NASA denied last week that its website had been hacked and information stolen by a band of Iranian students that called themselves the "Cyber Warriors Team."
The group bragged in a May 16 post on Pastebin that it had hacked a NASA site and stolen the personal information of thousands of NASA researchers. The site allegedly compromised is called the Solicitation and Proposal Integrated Review and Evaluation System.
NASA said it discovered the Pastebin post within hours and launched an investigation of the claims. "Although the investigation is ongoing, all results thus far indicate that the claims are false... At no point were any sensitive, mission, or classified systems compromised," Beth Dickey, a NASA spokeswoman, said in an email.
Hackers often claim to have penetrated NASA's IT systems, when in fact they haven't, Dickey said. On the same day as the alleged Iranian hack, two other groups claimed on Pastebin to have broken into NASA systems. "They were also found to be false," Dickey said.
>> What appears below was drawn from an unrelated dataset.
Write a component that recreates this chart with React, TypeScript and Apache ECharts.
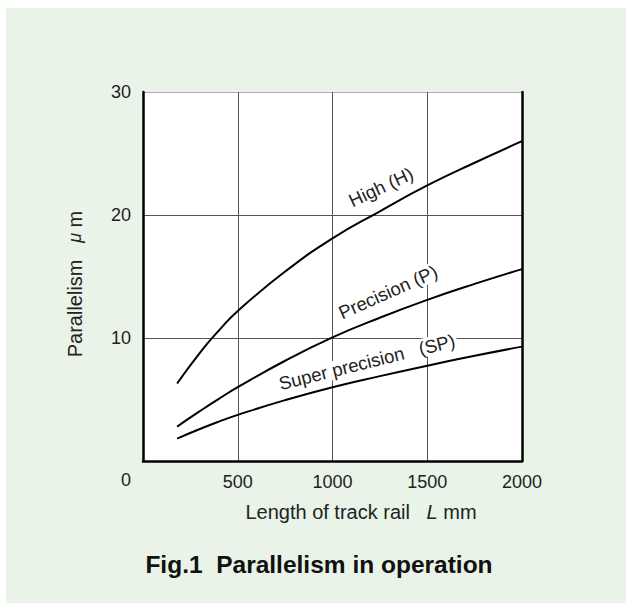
import React, { useEffect, useRef } from "react";
import * as echarts from "echarts";

// Length of track rail L (mm)
const lengths = [180, 300, 400, 500, 750, 1000, 1250, 1500, 1750, 2000];
// Parallelism (µm)
const highH = [6.3, 8.8, 10.6, 12.2, 15.4, 18.1, 20.3, 22.4, 24.25, 26.0];
const precisionP = [2.8, 4.05, 5.05, 6.0, 8.15, 10.05, 11.65, 13.1, 14.4, 15.6];
const superPrecisionSP = [1.82, 2.6, 3.2, 3.75, 4.95, 6.0, 6.9, 7.75, 8.55, 9.3];

const xTicks = [0, 500, 1000, 1500, 2000];
const yTicks = [0, 10, 20, 30];

const FONT = "'Liberation Sans', Arial, Helvetica, sans-serif";
const TXT = "#222";

const pairs = (ys: number[]) => lengths.map((x, i) => [x, ys[i]]);

export default function App() {
  const ref = useRef<HTMLDivElement>(null);
  useEffect(() => {
    if (!ref.current) return;
    const chart = echarts.init(ref.current, null, { renderer: "svg" });
    const lineSeries = (name: string, ys: number[]) => ({
      name,
      type: "line",
      data: pairs(ys),
      smooth: 0.5,
      symbol: "none",
      z: 3,
      lineStyle: { color: "#000", width: 2 },
      xAxisIndex: 0,
      yAxisIndex: 0,
    });
    const label = (text: string, x: number, y: number, deg: number) => ({
      type: "text",
      x,
      y,
      rotation: (deg * Math.PI) / 180,
      z: 1,
      style: {
        text,
        fill: TXT,
        font: `18.5px ${FONT}`,
        textAlign: "center",
        textVerticalAlign: "middle",
        backgroundColor: "#fff",
        padding: [0, 2],
      },
    });
    chart.setOption({
      animation: false,
      backgroundColor: "transparent",
      grid: {
        left: 143,
        top: 92,
        right: 104,
        bottom: 142,
        show: true,
        backgroundColor: "#fff",
        borderWidth: 0,
      },
      xAxis: {
        type: "value",
        min: xTicks[0],
        max: xTicks[xTicks.length - 1],
        interval: 500,
        axisLine: { show: true, lineStyle: { color: "#000", width: 2.5 } },
        axisTick: { show: false },
        axisLabel: {
          margin: 12,
          fontSize: 18,
          color: TXT,
          fontFamily: FONT,
          formatter: (v: number) => (v === 0 ? "" : String(v)),
        },
        splitLine: { show: true, lineStyle: { color: "#555", width: 1 } },
      },
      yAxis: [
        {
          type: "value",
          min: yTicks[0],
          max: yTicks[yTicks.length - 1],
          interval: 10,
          axisLine: { show: true, onZero: false, lineStyle: { color: "#000", width: 2.5 } },
          axisTick: { show: false },
          axisLabel: {
            margin: 12,
            fontSize: 18,
            color: TXT,
            fontFamily: FONT,
            formatter: (v: number) => (v === 0 ? "" : String(v)),
          },
          splitLine: {
            show: true,
            lineStyle: { color: ["#555", "#555", "#555", "#aaa"], width: 1 },
          },
        },
        {
          type: "value",
          min: 0,
          max: 30,
          interval: 10,
          position: "right",
          axisLine: { show: true, onZero: false, lineStyle: { color: "#000", width: 2.5 } },
          axisTick: { show: false },
          axisLabel: { show: false },
          splitLine: { show: false },
        },
      ],
      series: [
        lineSeries("High (H)", highH),
        lineSeries("Precision (P)", precisionP),
        lineSeries("Super precision (SP)", superPrecisionSP),
      ],
      graphic: [
        label("High (H)", 381, 187, 25),
        label("Precision (P)", 388, 292, 24),
        label("Super precision   (SP)", 367, 362, 14),
        {
          type: "text",
          x: 126,
          y: 480,
          style: {
            text: "0",
            fill: TXT,
            font: `18px ${FONT}`,
            textAlign: "center",
            textVerticalAlign: "middle",
          },
        },
        {
          type: "text",
          x: 361,
          y: 512,
          style: {
            text: "Length of track rail   {i|L} mm",
            fill: TXT,
            font: `20px ${FONT}`,
            textAlign: "center",
            textVerticalAlign: "middle",
            rich: {
              i: { fontStyle: "italic", fontSize: 20, fontFamily: FONT, fill: TXT },
            },
          },
        },
        {
          type: "text",
          x: 75,
          y: 284,
          rotation: Math.PI / 2,
          style: {
            text: "Parallelism   {i|μ} m",
            fill: TXT,
            font: `20px ${FONT}`,
            textAlign: "center",
            textVerticalAlign: "middle",
            rich: {
              i: { fontStyle: "italic", fontSize: 18, fontFamily: FONT, fill: TXT },
            },
          },
        },
        {
          type: "text",
          x: 319,
          y: 564,
          style: {
            text: "Fig.1  Parallelism in operation",
            fill: "#111",
            font: `bold 24.5px ${FONT}`,
            textAlign: "center",
            textVerticalAlign: "middle",
          },
        },
      ],
    });
    return () => chart.dispose();
  }, []);
  return (
    <div style={{ position: "absolute", left: 0, top: 0, width: 626, height: 603, background: "#fff" }}>
      <div
        style={{ position: "absolute", left: 6, top: 8, right: 0, bottom: 0, background: "#e9f3e8" }}
      />
      <div ref={ref} style={{ position: "absolute", left: 0, top: 0, width: 626, height: 603 }} />
    </div>
  );
}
In a message written in broken English, the Iranian group of student programmers and hackers had claimed to have hacked the secure sockets layer of the NASA site to obtain the public key certificates needed to gain access to the researchers' personal data. The group claimed to have built a packet analyzer that logged traffic over the digital network and decoded the data to locate the certificates
Not all attempts to hack NASA systems are unsuccessful. Earlier this month, NASA, which stands for the National Aeronautics and Space Administration, and the European Space Agency confirmed that a group calling itself "The Unknowns" had hacked sites of both organizations. No information was stolen. Instead, the group passed along details of the vulnerabilities, so they could be fixed.
In a report to Congress in February, NASA Inspector General Paul K. Martin said the agency has increasingly become a target of sophisticated attacks bent on stealing or changing information from computer systems and networks. During fiscal year 2011, NASA was the target of 47 such attacks, with 13 successfully compromising the agency's computers.